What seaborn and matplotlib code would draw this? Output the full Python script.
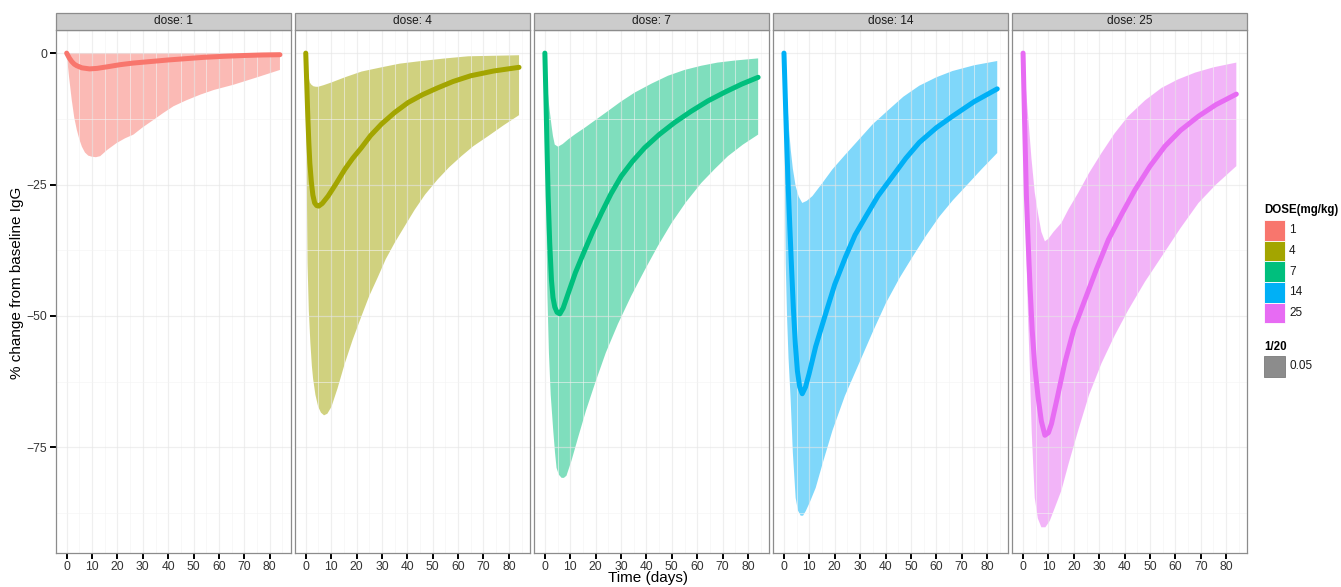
import numpy as np
import matplotlib
matplotlib.use("Agg")
import matplotlib.pyplot as plt
import seaborn as sns
from matplotlib.patches import Rectangle

# ---------------- data ----------------
doses = [1, 4, 7, 14, 25]
colors = ["#F8766D", "#A3A500", "#00BF7D", "#00B0F6", "#E76BF3"]
x_ticks = [0, 10, 20, 30, 40, 50, 60, 70, 80]
y_ticks = [0, -25, -50, -75]

# dose 1
d1_med_day = [0, 1, 2, 3, 4, 6, 9, 12, 16, 21, 26, 33, 40, 47, 54, 62, 70, 77, 84]
d1_med = [0, -0.9, -1.6, -2.1, -2.4, -2.8, -3.0, -2.9, -2.6, -2.2, -1.9, -1.6, -1.3,
          -1.05, -0.8, -0.6, -0.45, -0.35, -0.3]
d1_hi_day = [0, 20, 40, 60, 84]
d1_hi = [0, 0, 0, 0, 0]
d1_lo_day = [0, 0.5, 1, 2, 3, 4, 5, 6, 7.2, 8.5, 9.9, 11.5, 13.2, 16, 19.7, 23, 26.3,
             30, 34.2, 38, 42.1, 47, 52.6, 58, 65.8, 75, 84]
d1_lo = [0, -2.5, -4.8, -8.9, -12.3, -14.6, -16.4, -17.8, -18.9, -19.5, -19.7, -19.8,
         -19.6, -18.4, -17.1, -16.2, -15.5, -14.1, -12.7, -11.4, -10.1, -9.0, -7.9,
         -7.0, -6.0, -4.6, -3.2]

# dose 4
d4_med_day = [0, 0.4, 0.8, 1.2, 1.6, 2.2, 2.8, 3.5, 4.3, 5.1, 6.5, 8.8, 12, 15.4, 18.5,
              21.9, 25.5, 29.8, 35, 40.3, 46, 52, 58, 65, 74, 84]
d4_med = [0, -6, -12, -17, -20.9, -24.5, -27, -28.5, -29, -29.1, -28.6, -27.2, -24.8,
          -22.1, -20, -18, -15.7, -13.5, -11.3, -9.4, -7.9, -6.6, -5.4, -4.3, -3.4, -2.7]
d4_hi_day = [0, 0.4, 0.8, 1.2, 1.6, 2.2, 3, 4, 4.9, 7, 10, 15.4, 22, 29.8, 37, 45.5,
             55, 64, 74, 84]
d4_hi = [0, -2, -3.5, -4.7, -5.6, -6.0, -6.3, -6.4, -6.4, -6.1, -5.6, -4.6, -3.5, -2.7,
         -2.0, -1.5, -1.0, -0.6, -0.5, -0.4]
d4_lo_day = [0, 0.3, 0.7, 1.2, 1.8, 2.4, 2.9, 3.8, 4.9, 6, 7.2, 8.5, 10.1, 12.5, 15.4,
             18.5, 21.9, 25, 28.5, 31.5, 35, 39, 42.9, 47, 52, 56.5, 61.3, 66, 71.8, 78, 84]
d4_lo = [0, -20, -40, -49, -55, -59.5, -62, -65, -67.3, -68.4, -68.9, -68.6, -67.3,
         -63.8, -59, -54.5, -50.1, -46.2, -42.5, -39.2, -36.1, -32.9, -29.8, -26.9, -24,
         -21.7, -19.6, -17.7, -15.8, -13.7, -11.8]

# dose 7
d7_med_day = [0, 0.4, 0.8, 1.3, 1.9, 2.6, 3.2, 3.9, 4.8, 5.9, 7.2, 9.2, 12, 15.7, 19,
              22.3, 26, 30.1, 34.5, 39.3, 45, 51.1, 57.5, 64.2, 71, 77.5, 84]
d7_med = [0, -8, -17, -27.3, -36, -43.2, -46.5, -48.3, -49.3, -49.6, -48.5, -45.7,
          -41.8, -37.5, -33.8, -30.4, -26.8, -23.4, -20.6, -18, -15.5, -13.2, -11.1,
          -9.1, -7.4, -5.9, -4.6]
d7_hi_day = [0, 0.5, 1, 1.5, 2, 2.6, 3.2, 3.9, 5.2, 7, 9.2, 12, 15.7, 20, 24.9, 30,
             35.4, 42, 48.5, 55, 61.6, 68, 75, 84]
d7_hi = [0, -3.5, -6.5, -9.2, -11.3, -13.7, -15.8, -17.4, -17.8, -17.3, -16.4, -15.4,
         -14.2, -12.7, -11, -9.2, -7.5, -5.8, -4.3, -3.2, -2.4, -1.8, -1.4, -1.0]
d7_lo_day = [0, 0.3, 0.6, 1, 1.6, 2.3, 3.3, 4, 4.6, 5.5, 6.6, 7.5, 8.5, 10.5, 13.1,
             16.2, 19.7, 24, 28.8, 34, 39.3, 44.5, 49.8, 55.5, 61.6, 67, 72.1, 78, 84]
d7_lo = [0, -18, -33, -46, -57, -65, -71.8, -76, -78.9, -80.2, -80.8, -80.8, -80.4,
         -77.5, -73.1, -68, -62.9, -57, -51.5, -46.2, -41.3, -36.7, -32.4, -28.4, -24.7,
         -22, -19.6, -17.4, -15.5]

# dose 14
d14_med_day = [0, 0.5, 1, 1.6, 2.3, 3, 3.7, 4.5, 5.3, 6.2, 7.2, 8.5, 9.9, 12.5, 16.4,
               20, 24.3, 28, 32.2, 37, 42.8, 48, 53.3, 60, 66.4, 75, 84]
d14_med = [0, -8, -16, -24.5, -33, -41, -48.5, -55.5, -60.5, -63.5, -64.8, -63.5, -61,
           -55.8, -49.6, -44, -38.7, -34.6, -31.1, -27.2, -23.4, -20, -17, -14.2, -12,
           -9.2, -6.8]
d14_hi_day = [0, 0.5, 1, 1.5, 2, 2.7, 3.5, 4.6, 5.8, 7.2, 9, 11.2, 15, 19.1, 24, 29.6,
              35, 41.4, 47, 53.3, 60, 66.4, 75, 84]
d14_hi = [0, -3.5, -7, -10.8, -14.5, -18.5, -22, -25.3, -27.3, -28.5, -28.1, -27.2,
          -24.8, -22.1, -19.4, -16.4, -13.5, -10.7, -8.3, -6.2, -4.6, -3.4, -2.3, -1.5]
d14_lo_day = [0, 0.3, 0.7, 1.2, 1.8, 2.6, 3.5, 4.6, 5.5, 6.6, 7.5, 8.6, 10.3, 12.5,
              15.5, 19.1, 24, 29.6, 35, 40.1, 45.5, 50.7, 56, 61.2, 66.5, 71.7, 78, 84]
d14_lo = [0, -20, -40, -50, -58, -65.5, -76, -84.6, -87, -88, -88, -87.1, -85.3, -82.7,
          -77.6, -71.8, -65.2, -59, -53, -47.6, -42.8, -38.7, -34.7, -31.1, -28, -25.3,
          -22, -19]

# dose 25
d25_med_day = [0, 0.6, 1.3, 2, 2.8, 3.6, 4.6, 5.9, 7.2, 8.6, 10, 11.2, 13.5, 16.4, 20,
               24.3, 29, 33.6, 39, 44.1, 50, 55.9, 62, 69.1, 76, 84]
d25_med = [0, -13, -27, -36, -45, -52.7, -59.5, -65.4, -70, -72.7, -72.2, -70.5, -65.5,
           -59, -52.5, -47, -41, -35.5, -30.5, -26, -21.5, -17.7, -14.7, -12, -9.8, -7.8]
d25_hi_day = [0, 1, 2, 3.3, 4.6, 5.9, 7.2, 8.6, 10, 12, 15.1, 18, 21.7, 26, 30.9, 36,
              41.4, 48, 54.6, 61, 67.8, 75, 84]
d25_hi = [0, -6, -12, -20, -26.5, -30.5, -34, -35.8, -35.3, -34, -32.3, -29.6, -26.6,
          -22.8, -19, -15.3, -12, -9, -6.6, -5, -3.7, -2.7, -1.8]
d25_lo_day = [0, 0.3, 0.6, 0.9, 1.4, 2, 2.6, 3.4, 4.6, 5.8, 7.2, 8.8, 10.5, 12.5, 15.1,
              18, 21.7, 26, 30.9, 36, 41.4, 48, 54.6, 62, 69.1, 76, 84]
d25_lo = [0, -9, -18, -27.2, -40, -51, -59, -72, -84.6, -88.5, -90.2, -90.2, -89, -86.5,
          -83.2, -78, -71.8, -65, -59, -53.8, -48.9, -43.5, -38.7, -33.3, -28.5, -25, -21.5]

series = [
    (d1_med_day, d1_med, d1_hi_day, d1_hi, d1_lo_day, d1_lo),
    (d4_med_day, d4_med, d4_hi_day, d4_hi, d4_lo_day, d4_lo),
    (d7_med_day, d7_med, d7_hi_day, d7_hi, d7_lo_day, d7_lo),
    (d14_med_day, d14_med, d14_hi_day, d14_hi, d14_lo_day, d14_lo),
    (d25_med_day, d25_med, d25_hi_day, d25_hi, d25_lo_day, d25_lo),
]

# ---------------- drawing ----------------
sns.set_theme(style="white")
plt.rcParams["font.family"] = ["Liberation Sans", "DejaVu Sans"]
plt.rcParams["axes.unicode_minus"] = True

W, H = 1341, 587
fig, axes = plt.subplots(1, 5, figsize=(W / 100, H / 100), dpi=100, sharey=True)
fig.subplots_adjust(left=56 / W, right=1247 / W, bottom=1 - 552.5 / H, top=1 - 30 / H,
                    wspace=0.0192)

for i, (ax, dose, col, s) in enumerate(zip(axes, doses, colors, series)):
    med_d, med_v, hi_d, hi_v, lo_d, lo_v = s
    poly_x = np.r_[np.asarray(hi_d, float), np.asarray(lo_d, float)[::-1]]
    poly_y = np.r_[np.asarray(hi_v, float), np.asarray(lo_v, float)[::-1]]
    ax.fill(poly_x, poly_y, color=col, alpha=0.5, lw=0, zorder=1)
    sns.lineplot(x=med_d, y=med_v, ax=ax, color=col, lw=3.6, estimator=None,
                 sort=False, zorder=3)
    ax.set_xlim(-4.2, 88.2)
    ax.set_ylim(-95, 4.4)
    ax.set_xticks(x_ticks)
    ax.set_xticks([5, 15, 25, 35, 45, 55, 65, 75, 85], minor=True)
    ax.set_yticks(y_ticks)
    ax.set_yticks([-12.5, -37.5, -62.5, -87.5], minor=True)
    ax.grid(which="major", color="#E5E5E5", lw=0.9, alpha=0.6)
    ax.grid(which="minor", color="#F3F3F3", lw=0.7, alpha=0.6)
    ax.set_axisbelow("line")
    for sp in ax.spines.values():
        sp.set_color("#8C8C8C")
        sp.set_linewidth(0.9)
    ax.tick_params(which="major", direction="out", length=4, width=1.4, color="black",
                   labelsize=8.7, labelcolor="#333333", pad=2.3,
                   bottom=True, left=(i == 0))
    ax.tick_params(which="minor", length=0)
    ax.set_xlabel("")
    ax.set_ylabel("")
    # facet strip
    sh = 17 / 522
    ax.add_patch(Rectangle((0, 1), 1, sh, transform=ax.transAxes, clip_on=False,
                           facecolor="#CCCCCC", edgecolor="#8C8C8C", lw=0.9, zorder=5))
    ax.text(0.5, 1 + sh / 2, f"dose: {dose}", transform=ax.transAxes, ha="center",
            va="center", fontsize=8.6, color="#1A1A1A", zorder=6)

# axis titles
fig.text(648 / W, 1 - 578 / H, "Time (days)", ha="center", va="center", fontsize=11,
         color="black")
fig.text(17 / W, 1 - 283 / H, "% change from baseline IgG", ha="center", va="center",
         rotation=90, fontsize=11, color="black")

# legend (drawn by hand, ggplot style)
def fig_rect(x, y, w, h, fc, ec="white", lw=0.6):
    fig.add_artist(Rectangle((x / W, 1 - (y + h) / H), w / W, h / H,
                             transform=fig.transFigure, facecolor=fc, edgecolor=ec, lw=lw))

fig.text(1264 / W, 1 - 210.5 / H, "DOSE(mg/kg)", ha="left", va="center", fontsize=8.3,
         fontweight="bold", color="black")
key_tops = [220, 240.7, 261.3, 281.9, 302.6]
for top, dose, col in zip(key_tops, doses, colors):
    fig_rect(1264, top, 21, 20.6, col)
    fig.text(1289 / W, 1 - (top + 10.3) / H, str(dose), ha="left", va="center",
             fontsize=8.5, color="#1A1A1A")

fig.text(1264 / W, 1 - 347 / H, "1/20", ha="left", va="center", fontsize=8.3,
         fontweight="bold", color="black")
fig_rect(1264, 356, 21, 20.6, "#8C8C8C", ec="#7A7A7A")
fig.text(1289 / W, 1 - 366.3 / H, "0.05", ha="left", va="center", fontsize=8.5,
         color="#1A1A1A")

fig.savefig("out.png", dpi=100)
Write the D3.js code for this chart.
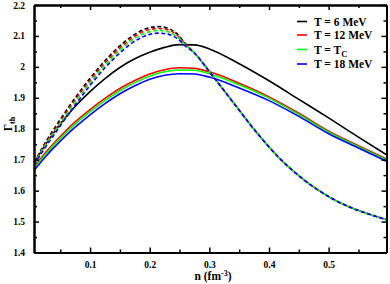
<!DOCTYPE html>
<html>
<head>
<meta charset="utf-8">
<script src="https://cdn.jsdelivr.net/npm/d3@7"></script>
<style>
body { margin: 0; background: #fff; }
text { font-family: "Liberation Serif", "DejaVu Serif", serif; font-weight: bold; }
</style>
</head>
<body>
<svg id="chart" width="390" height="284"></svg>
<script>
// density grid (fm^-3) for the solid curves
var nSolid = [0.006, 0.025, 0.05, 0.075, 0.1, 0.125, 0.15, 0.175, 0.2, 0.225, 0.25, 0.275, 0.3, 0.35, 0.4, 0.45, 0.5, 0.55, 0.597];
var solidT6  = [1.688, 1.748, 1.815, 1.872, 1.920, 1.962, 1.998, 2.026, 2.047, 2.063, 2.072, 2.071, 2.058, 2.010, 1.955, 1.895, 1.835, 1.773, 1.716];
var solidT12 = [1.675, 1.722, 1.775, 1.822, 1.862, 1.898, 1.930, 1.956, 1.977, 1.991, 1.997, 1.995, 1.984, 1.947, 1.903, 1.850, 1.792, 1.745, 1.702];
var solidTc  = [1.672, 1.717, 1.769, 1.815, 1.855, 1.891, 1.923, 1.949, 1.970, 1.984, 1.990, 1.989, 1.978, 1.942, 1.899, 1.846, 1.789, 1.742, 1.699];
var solidT18 = [1.665, 1.709, 1.760, 1.805, 1.845, 1.881, 1.913, 1.939, 1.960, 1.973, 1.978, 1.977, 1.967, 1.932, 1.891, 1.840, 1.784, 1.738, 1.695];

// density grid for the dashed curves
var nDash = [0.006, 0.025, 0.05, 0.075, 0.1, 0.125, 0.15, 0.175, 0.2, 0.215, 0.23, 0.245, 0.262, 0.275, 0.29, 0.3, 0.318, 0.346, 0.37, 0.396, 0.42, 0.452, 0.48, 0.508, 0.535, 0.563, 0.597];
var dashT6  = [1.690, 1.755, 1.830, 1.900, 1.963, 2.020, 2.068, 2.105, 2.127, 2.130, 2.125, 2.108, 2.070, 2.045, 2.010, 1.985, 1.940, 1.870, 1.810, 1.750, 1.700, 1.645, 1.605, 1.572, 1.547, 1.527, 1.506];
var dashT12 = [1.688, 1.750, 1.823, 1.893, 1.956, 2.013, 2.061, 2.099, 2.121, 2.124, 2.120, 2.104, 2.069, 2.045, 2.010, 1.985, 1.940, 1.870, 1.810, 1.750, 1.700, 1.645, 1.605, 1.572, 1.547, 1.527, 1.506];
var dashTc  = [1.686, 1.746, 1.817, 1.886, 1.949, 2.006, 2.054, 2.092, 2.114, 2.118, 2.114, 2.099, 2.067, 2.045, 2.010, 1.985, 1.940, 1.870, 1.810, 1.750, 1.700, 1.645, 1.605, 1.572, 1.547, 1.527, 1.506];
var dashT18 = [1.683, 1.740, 1.809, 1.877, 1.940, 1.997, 2.045, 2.083, 2.105, 2.109, 2.106, 2.093, 2.064, 2.045, 2.010, 1.985, 1.940, 1.870, 1.810, 1.750, 1.700, 1.645, 1.605, 1.572, 1.547, 1.527, 1.506];

var xTicks = [0.1, 0.2, 0.3, 0.4, 0.5];
var xMinor = [0.05, 0.15, 0.25, 0.35, 0.45, 0.55];
var yTicks = [1.4, 1.5, 1.6, 1.7, 1.8, 1.9, 2, 2.1, 2.2];
var yMinor = [1.45, 1.55, 1.65, 1.75, 1.85, 1.95, 2.05, 2.15];

var seriesNames = ["T = 6 MeV", "T = 12 MeV", "T = T", "T = 18 MeV"];
var seriesColors = ["#000000", "#ff0000", "#00ff00", "#0000ff"];

var margin = {top: 5, right: 3.5, bottom: 31.5, left: 34},
    W = 390, H = 284,
    w = W - margin.left - margin.right,
    h = H - margin.top - margin.bottom;

var svg = d3.select('#chart');
var g = svg.append('g').attr('transform', 'translate(' + margin.left + ',' + margin.top + ')');

var x = d3.scaleLinear().domain([0.006, 0.597]).range([0, w]);
var y = d3.scaleLinear().domain([1.4, 2.2]).range([h, 0]);

var clip = svg.append('clipPath').attr('id', 'clip').append('rect').attr('width', w).attr('height', h);

var plot = g.append('g').attr('clip-path', 'url(#clip)');

var line = d3.line().curve(d3.curveMonotoneX);

function drawSeries(nArr, vals, color, dashed) {
	var pts = nArr.map(function(n, i) { return [x(n), y(vals[i])]; });
	plot.append('path').attr('d', line(pts)).attr('fill', 'none').attr('stroke', color).attr('stroke-width', 1.6)
		.attr('stroke-dasharray', dashed ? '4,2.5' : null);
}

var solids = [solidT6, solidT12, solidTc, solidT18];
var dashes = [dashT6, dashT12, dashTc, dashT18];
solids.forEach(function(s, i) { drawSeries(nSolid, s, seriesColors[i], false); });
dashes.forEach(function(s, i) { drawSeries(nDash, s, seriesColors[i], true); });

// axes, ticks pointing inward on all four sides
function tickAxis(axisFn, scale, vals, len, tr, labels) {
	var a = axisFn(scale).tickValues(vals).tickSizeInner(-len).tickSizeOuter(0);
	if (labels) a.tickFormat(d3.format('')).tickPadding(len + 4); else a.tickFormat('');
	var sel = g.append('g').attr('transform', tr).call(a);
	sel.select('.domain').attr('stroke', '#000').attr('stroke-width', 2);
	sel.selectAll('.tick line').attr('stroke', '#000').attr('stroke-width', 1.5);
	sel.selectAll('text').style('font-size', '9.5px').attr('fill', '#000');
	return sel;
}
tickAxis(d3.axisBottom, x, xTicks, 5, 'translate(0,' + h + ')', true);
tickAxis(d3.axisBottom, x, xMinor, 3, 'translate(0,' + h + ')', false);
tickAxis(d3.axisTop, x, xTicks, 5, 'translate(0,0)', false);
tickAxis(d3.axisTop, x, xMinor, 3, 'translate(0,0)', false);
tickAxis(d3.axisLeft, y, yTicks, 5, 'translate(0,0)', true);
tickAxis(d3.axisLeft, y, yMinor, 3, 'translate(0,0)', false);
tickAxis(d3.axisRight, y, yTicks, 5, 'translate(' + w + ',0)', false);
tickAxis(d3.axisRight, y, yMinor, 3, 'translate(' + w + ',0)', false);

// axis titles
var xt = svg.append('text').attr('x', 213).attr('y', 280).attr('text-anchor', 'middle').style('font-size', '11.5px');
xt.append('tspan').text('n (fm');
xt.append('tspan').attr('dy', -4).style('font-size', '8px').text('-3');
xt.append('tspan').attr('dy', 4).text(')');

var yt = svg.append('text').attr('transform', 'translate(12,124) rotate(-90)').attr('text-anchor', 'middle').style('font-size', '11.5px');
yt.append('tspan').text('Γ');
yt.append('tspan').attr('dy', 2.5).style('font-size', '8px').text('th');

// legend
var legendY = [21.5, 35, 49.5, 64];
var leg = svg.append('g');
seriesNames.forEach(function(name, i) {
	leg.append('line').attr('x1', 297).attr('x2', 307).attr('y1', legendY[i]).attr('y2', legendY[i])
		.attr('stroke', seriesColors[i]).attr('stroke-width', 1.6);
	var t = leg.append('text').attr('x', 314).attr('y', legendY[i] + 4.2).style('font-size', '11.5px').text(name);
	if (i === 2) t.append('tspan').attr('dy', 3).style('font-size', '8.5px').text('C');
});
</script>
</body>
</html>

━━━━━━━━━━

◆ STATED GOAL
Only the stretch from the line with "Write the D3.js code for this chart." through the line with "1.784, 1.738, 1.695];" should be copied, exactly and with both ends. Drop the pictures.

◆ SOLUTION
Write the D3.js code for this chart.
<!DOCTYPE html>
<html>
<head>
<meta charset="utf-8">
<script src="https://cdn.jsdelivr.net/npm/d3@7"></script>
<style>
body { margin: 0; background: #fff; }
text { font-family: "Liberation Serif", "DejaVu Serif", serif; font-weight: bold; }
</style>
</head>
<body>
<svg id="chart" width="390" height="284"></svg>
<script>
// density grid (fm^-3) for the solid curves
var nSolid = [0.006, 0.025, 0.05, 0.075, 0.1, 0.125, 0.15, 0.175, 0.2, 0.225, 0.25, 0.275, 0.3, 0.35, 0.4, 0.45, 0.5, 0.55, 0.597];
var solidT6  = [1.688, 1.748, 1.815, 1.872, 1.920, 1.962, 1.998, 2.026, 2.047, 2.063, 2.072, 2.071, 2.058, 2.010, 1.955, 1.895, 1.835, 1.773, 1.716];
var solidT12 = [1.675, 1.722, 1.775, 1.822, 1.862, 1.898, 1.930, 1.956, 1.977, 1.991, 1.997, 1.995, 1.984, 1.947, 1.903, 1.850, 1.792, 1.745, 1.702];
var solidTc  = [1.672, 1.717, 1.769, 1.815, 1.855, 1.891, 1.923, 1.949, 1.970, 1.984, 1.990, 1.989, 1.978, 1.942, 1.899, 1.846, 1.789, 1.742, 1.699];
var solidT18 = [1.665, 1.709, 1.760, 1.805, 1.845, 1.881, 1.913, 1.939, 1.960, 1.973, 1.978, 1.977, 1.967, 1.932, 1.891, 1.840, 1.784, 1.738, 1.695];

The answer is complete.